2011 Pre-Draft Notes Part 2

For Part 2, I want to start off by talking about the best draft strategy. Now, this isn’t a pinpoint strategy of who to take schematically and stuff like that. These are notes, not in-depth previews where I go into schemes. I may delve into schemes at some point, but I want to talk about upside guys.

In the NBA, the successful teams- like the Spurs- don’t look for high-upside guys with superstar potential when they’re picking in the 20s. No, they’re looking for solid players that they can plug in for 15-20 minutes or so each night. I think NFL teams need to do that and value players that can come right in and do a solid job rather than those upside players that almost never pan out.

Although I hate fantasy football and how it changes how people evaluate players and the statistics they use, there is one pre-draft strategy that I am a fan of. Savvy fantasy players will pick the guy with the highest floor, least chance of busting, when in doubt. I want to see NFL teams do that when evaluating say Cam Newton and Blaine Gabbert.

The solid-picking strategy is really at its best from the 3rd round on. Teams like the Packers are known for finding talent in the later rounds because they don’t go for the guys that they know can step in and play. They may not have the most upside, but every prospect has a healthy amount of upside. That’s the thing too, upside is overrated. Those solid prospects can turn into that big-time player.

I feel bad for the running backs in this draft. There are almost no teams with severe running back questions, and it will be difficult for guys like DeMarco Murray and Kendall Hunter to get drafted where they want to be. It may take longer than it should for players like them to get their number called. I really like Roy Helu Jr. as a leader and workhose back, and I think he could pay dividends if selected in the later rounds. The best policy when drafting running backs is to wait until the end where you can find talent for cheap. You should never overpay for running backs unless if you think that they can be a very important part of your team.

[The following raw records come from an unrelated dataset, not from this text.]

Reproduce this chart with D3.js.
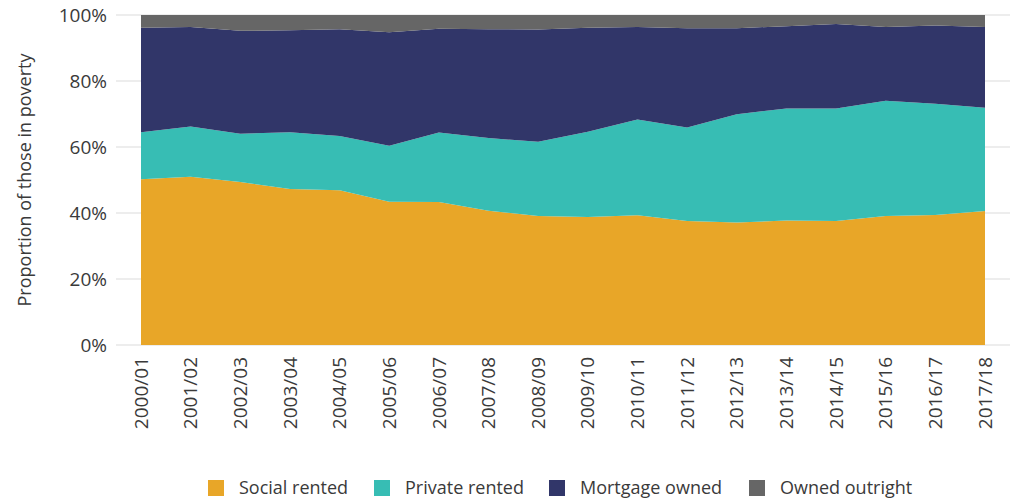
<!DOCTYPE html>
<html>
<head>
<meta charset="utf-8">
<script src="https://cdn.jsdelivr.net/npm/d3@7"></script>
<style>
  html, body { margin: 0; padding: 0; background: #fff; }
  svg { display: block; font-family: "Open Sans", "Noto Sans", sans-serif; }
</style>
</head>
<body>
<svg id="chart" width="1010" height="500"></svg>
<script>
// Survey years
const years = ["2000/01","2001/02","2002/03","2003/04","2004/05","2005/06","2006/07","2007/08","2008/09",
  "2009/10","2010/11","2011/12","2012/13","2013/14","2014/15","2015/16","2016/17","2017/18"];

// Share of people in poverty by housing tenure (%)
const socialRented   = [50.2,51.0,49.4,47.3,46.9,43.4,43.3,40.7,39.1,38.8,39.3,37.6,37.1,37.7,37.6,39.1,39.4,40.6];
const privateRented  = [14.3,15.2,14.6,17.2,16.4,17.0,21.1,22.0,22.5,25.8,29.0,28.3,32.8,34.0,34.1,34.9,33.7,31.3];
const mortgageOwned  = [31.6,30.2,31.2,30.9,32.4,34.4,31.4,33.0,34.0,31.5,28.1,30.1,26.1,24.9,25.6,22.4,23.7,24.5];
const ownedOutright  = [3.9,3.6,4.8,4.6,4.3,5.2,4.2,4.3,4.4,3.9,3.6,4.0,4.0,3.4,2.7,3.6,3.2,3.6];

const seriesNames = ["Social rented","Private rented","Mortgage owned","Owned outright"];
const seriesValues = [socialRented, privateRented, mortgageOwned, ownedOutright];
const colors = ["#E8A628","#37BDB4","#313669","#666666"];

const yTicks = [0,20,40,60,80,100];

const svg = d3.select("#chart");
const textColor = "#3a3a3a";

const rows = years.map((y, i) => {
  const r = { year: y };
  seriesNames.forEach((s, k) => r[s] = seriesValues[k][i]);
  return r;
});

const x = d3.scalePoint().domain(years).range([141, 985]);
const y = d3.scaleLinear().domain([0, 100]).range([345, 15]);

// horizontal gridlines
svg.append("g").selectAll("line").data(yTicks).join("line")
  .attr("x1", 116).attr("x2", 1010)
  .attr("y1", d => y(d)).attr("y2", d => y(d))
  .attr("stroke", "#dcdcdc").attr("stroke-width", 1.2);

// y tick labels
svg.append("g").selectAll("text").data(yTicks).join("text")
  .attr("x", 107).attr("y", d => y(d))
  .attr("dy", "0.35em")
  .attr("text-anchor", "end")
  .attr("fill", textColor)
  .style("font-size", "19px")
  .text(d => d + "%");

// stacked areas
const stack = d3.stack().keys(seriesNames);
const layers = stack(rows);
const area = d3.area()
  .x(d => x(d.data.year))
  .y0(d => y(d[0]))
  .y1(d => y(d[1]));

svg.append("g").selectAll("path").data(layers).join("path")
  .attr("d", area)
  .attr("fill", (d, i) => colors[i]);

// x tick labels, rotated
svg.append("g").selectAll("text").data(years).join("text")
  .attr("transform", d => `translate(${x(d)},357) rotate(-90)`)
  .attr("dy", "0.35em")
  .attr("text-anchor", "end")
  .attr("fill", textColor)
  .style("font-size", "19px")
  .text(d => d);

// y axis title
svg.append("text")
  .attr("transform", "translate(25,180) rotate(-90)")
  .attr("dy", "0.35em")
  .attr("text-anchor", "middle")
  .attr("fill", textColor)
  .style("font-size", "18px")
  .text("Proportion of those in poverty");

// legend
const legendX = [208, 374, 549, 749];
const legend = svg.append("g").selectAll("g").data(seriesNames).join("g")
  .attr("transform", (d, i) => `translate(${legendX[i]},480)`);
legend.append("rect")
  .attr("width", 16).attr("height", 16)
  .attr("fill", (d, i) => colors[i]);
legend.append("text")
  .attr("x", 31).attr("y", 8)
  .attr("dy", "0.35em")
  .attr("fill", textColor)
  .style("font-size", "18px")
  .text(d => d);
</script>
</body>
</html>
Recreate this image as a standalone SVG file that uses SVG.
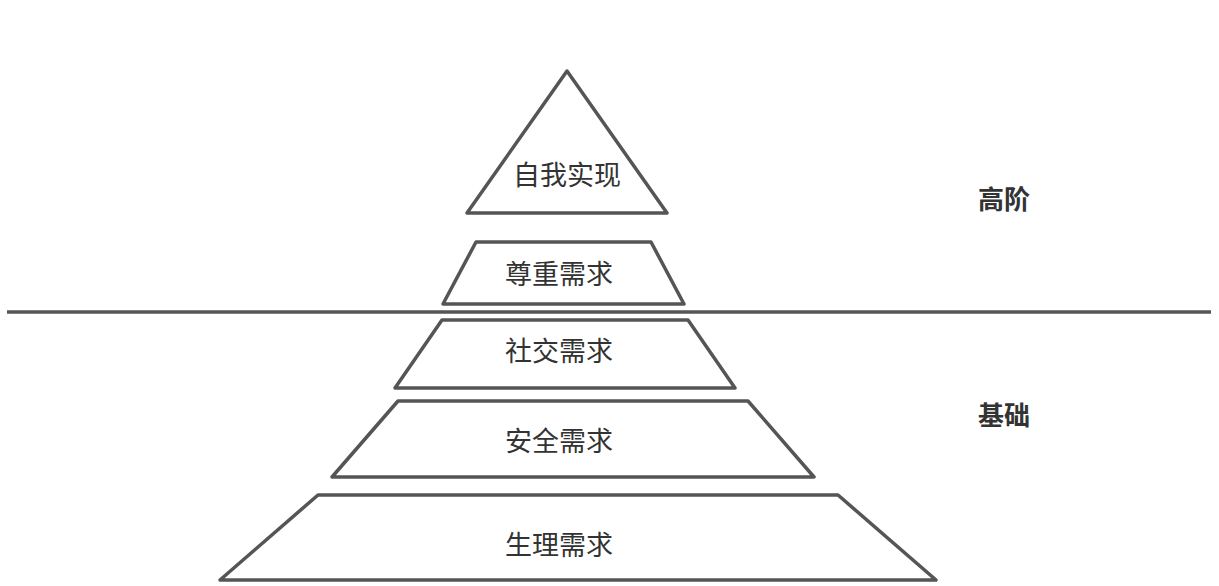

Almost all of the receivers after the big two in this draft are boom-or-bust. Guys like Randall Cobb and Jon Baldwin are talented, but nobody knows what to really expect from them. The pass rushing talent in this draft is amazing, and teams lacking that pivotal pass-rusher should be able to shore up that need in this year’s draft. There is a huge lack of talent at safety, and Rahim Moore is the only safety that should be going in the first two rounds. Aaron Williams is a corner that may convert to safety, so he might make it two if he moves over.